Short exercise
State only how many lines below include the string "with".

BEGIN Data for processing

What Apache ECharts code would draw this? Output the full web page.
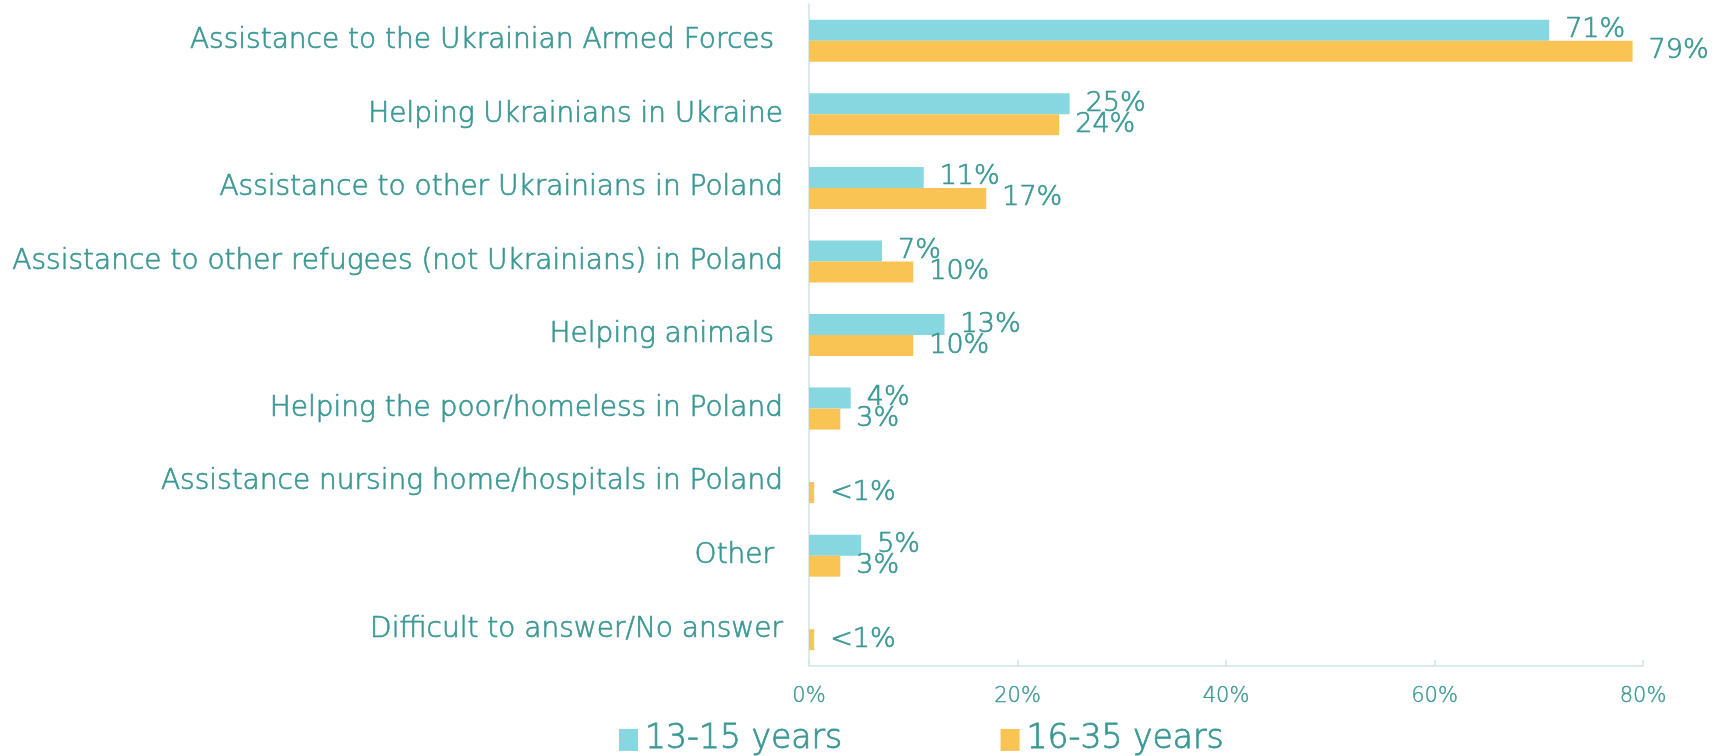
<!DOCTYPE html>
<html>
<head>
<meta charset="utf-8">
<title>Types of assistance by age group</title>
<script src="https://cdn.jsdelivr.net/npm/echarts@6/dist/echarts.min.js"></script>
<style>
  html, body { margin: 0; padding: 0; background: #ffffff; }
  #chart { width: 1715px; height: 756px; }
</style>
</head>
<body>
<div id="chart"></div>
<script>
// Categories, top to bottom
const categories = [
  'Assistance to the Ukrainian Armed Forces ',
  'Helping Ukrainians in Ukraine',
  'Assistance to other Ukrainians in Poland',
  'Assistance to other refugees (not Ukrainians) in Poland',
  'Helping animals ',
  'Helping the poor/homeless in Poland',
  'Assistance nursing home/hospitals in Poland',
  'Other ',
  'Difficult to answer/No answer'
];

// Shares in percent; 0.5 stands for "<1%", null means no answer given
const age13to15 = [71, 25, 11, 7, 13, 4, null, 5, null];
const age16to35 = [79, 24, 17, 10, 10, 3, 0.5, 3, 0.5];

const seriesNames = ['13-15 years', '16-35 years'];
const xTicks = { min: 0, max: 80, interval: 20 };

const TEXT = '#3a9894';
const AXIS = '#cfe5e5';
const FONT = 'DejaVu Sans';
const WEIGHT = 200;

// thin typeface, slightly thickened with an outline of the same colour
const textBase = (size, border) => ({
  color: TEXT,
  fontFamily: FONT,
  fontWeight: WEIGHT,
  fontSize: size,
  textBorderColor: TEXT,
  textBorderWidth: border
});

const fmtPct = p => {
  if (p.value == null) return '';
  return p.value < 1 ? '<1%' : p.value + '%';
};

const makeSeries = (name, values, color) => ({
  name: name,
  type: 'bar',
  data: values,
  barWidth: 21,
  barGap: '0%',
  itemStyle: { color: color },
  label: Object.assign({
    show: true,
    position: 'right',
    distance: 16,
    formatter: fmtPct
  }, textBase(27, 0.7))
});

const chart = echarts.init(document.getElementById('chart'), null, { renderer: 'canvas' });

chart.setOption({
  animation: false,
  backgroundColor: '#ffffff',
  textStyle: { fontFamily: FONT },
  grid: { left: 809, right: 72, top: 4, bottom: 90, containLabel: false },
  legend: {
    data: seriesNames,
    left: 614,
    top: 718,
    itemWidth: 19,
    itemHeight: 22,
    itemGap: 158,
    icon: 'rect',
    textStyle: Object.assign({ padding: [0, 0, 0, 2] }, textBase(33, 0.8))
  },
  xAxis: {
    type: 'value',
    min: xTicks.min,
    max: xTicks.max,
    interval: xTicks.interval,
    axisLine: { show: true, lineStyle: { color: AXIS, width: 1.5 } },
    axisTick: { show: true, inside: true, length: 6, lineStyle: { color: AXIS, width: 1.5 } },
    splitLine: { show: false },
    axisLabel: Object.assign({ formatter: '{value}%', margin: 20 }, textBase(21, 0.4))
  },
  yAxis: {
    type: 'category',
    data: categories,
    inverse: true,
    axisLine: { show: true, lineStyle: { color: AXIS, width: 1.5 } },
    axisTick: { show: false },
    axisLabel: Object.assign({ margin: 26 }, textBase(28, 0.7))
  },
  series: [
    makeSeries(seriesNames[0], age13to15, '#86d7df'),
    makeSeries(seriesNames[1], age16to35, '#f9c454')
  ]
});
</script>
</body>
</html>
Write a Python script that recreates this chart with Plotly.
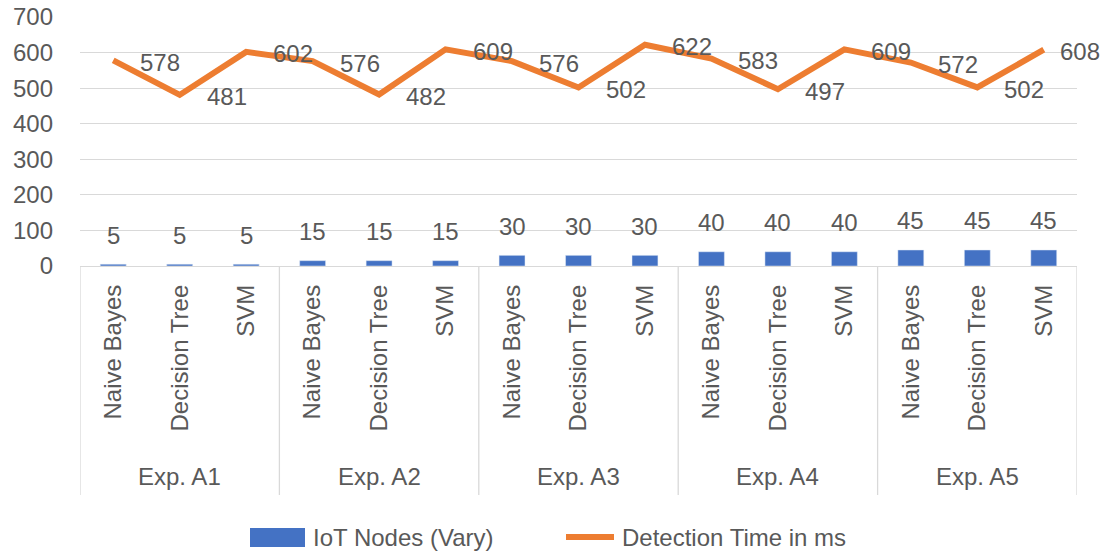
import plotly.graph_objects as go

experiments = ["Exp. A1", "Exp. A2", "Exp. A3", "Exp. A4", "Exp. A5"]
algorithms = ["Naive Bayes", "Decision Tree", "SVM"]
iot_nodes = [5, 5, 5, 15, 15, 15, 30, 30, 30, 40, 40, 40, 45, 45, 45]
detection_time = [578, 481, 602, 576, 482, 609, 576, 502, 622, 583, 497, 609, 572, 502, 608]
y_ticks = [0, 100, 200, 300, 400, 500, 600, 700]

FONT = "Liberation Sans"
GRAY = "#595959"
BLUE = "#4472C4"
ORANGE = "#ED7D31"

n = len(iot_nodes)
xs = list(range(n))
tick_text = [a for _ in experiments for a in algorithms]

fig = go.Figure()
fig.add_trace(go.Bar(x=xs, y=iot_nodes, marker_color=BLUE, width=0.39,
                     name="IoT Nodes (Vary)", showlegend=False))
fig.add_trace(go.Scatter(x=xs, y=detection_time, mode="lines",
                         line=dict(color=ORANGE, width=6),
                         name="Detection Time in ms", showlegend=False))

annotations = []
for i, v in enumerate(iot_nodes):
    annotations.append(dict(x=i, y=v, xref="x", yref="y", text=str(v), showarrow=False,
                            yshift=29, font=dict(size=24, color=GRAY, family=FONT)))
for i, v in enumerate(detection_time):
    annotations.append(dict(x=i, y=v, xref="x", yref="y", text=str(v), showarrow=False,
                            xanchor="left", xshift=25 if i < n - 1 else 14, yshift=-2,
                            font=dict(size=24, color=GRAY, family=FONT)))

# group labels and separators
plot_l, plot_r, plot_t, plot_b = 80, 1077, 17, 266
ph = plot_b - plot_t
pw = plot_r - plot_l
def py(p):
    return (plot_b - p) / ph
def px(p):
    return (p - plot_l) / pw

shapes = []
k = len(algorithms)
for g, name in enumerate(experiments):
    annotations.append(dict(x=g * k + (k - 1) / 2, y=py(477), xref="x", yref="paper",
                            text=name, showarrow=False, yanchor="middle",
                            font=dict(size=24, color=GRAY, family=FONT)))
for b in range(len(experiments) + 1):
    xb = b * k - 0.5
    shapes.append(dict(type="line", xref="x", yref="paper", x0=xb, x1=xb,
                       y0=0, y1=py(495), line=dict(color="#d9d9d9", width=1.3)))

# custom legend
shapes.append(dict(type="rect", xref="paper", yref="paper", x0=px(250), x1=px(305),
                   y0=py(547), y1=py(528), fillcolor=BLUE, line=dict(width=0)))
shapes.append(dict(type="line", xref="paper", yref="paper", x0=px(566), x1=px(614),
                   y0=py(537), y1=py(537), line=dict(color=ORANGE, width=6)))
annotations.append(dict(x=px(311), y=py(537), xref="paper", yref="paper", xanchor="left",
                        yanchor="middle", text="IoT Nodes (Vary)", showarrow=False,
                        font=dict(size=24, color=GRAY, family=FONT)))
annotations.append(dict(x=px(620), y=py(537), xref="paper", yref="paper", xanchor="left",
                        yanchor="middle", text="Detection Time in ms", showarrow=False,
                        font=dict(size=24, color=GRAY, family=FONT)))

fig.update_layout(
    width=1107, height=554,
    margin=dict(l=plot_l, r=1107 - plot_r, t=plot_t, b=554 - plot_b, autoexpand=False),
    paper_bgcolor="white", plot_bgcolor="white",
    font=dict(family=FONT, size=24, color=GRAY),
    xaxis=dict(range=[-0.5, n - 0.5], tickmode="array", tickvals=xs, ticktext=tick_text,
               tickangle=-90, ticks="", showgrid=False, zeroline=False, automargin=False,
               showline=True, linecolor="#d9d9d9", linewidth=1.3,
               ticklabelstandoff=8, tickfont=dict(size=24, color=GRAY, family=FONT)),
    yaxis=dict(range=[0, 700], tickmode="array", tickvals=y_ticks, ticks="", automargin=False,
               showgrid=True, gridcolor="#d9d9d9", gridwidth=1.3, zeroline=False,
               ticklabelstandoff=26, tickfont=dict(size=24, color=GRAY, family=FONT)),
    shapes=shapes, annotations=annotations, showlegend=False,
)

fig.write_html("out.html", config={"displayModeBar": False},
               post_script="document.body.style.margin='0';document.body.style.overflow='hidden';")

END Data for processing

Result of the exercise
2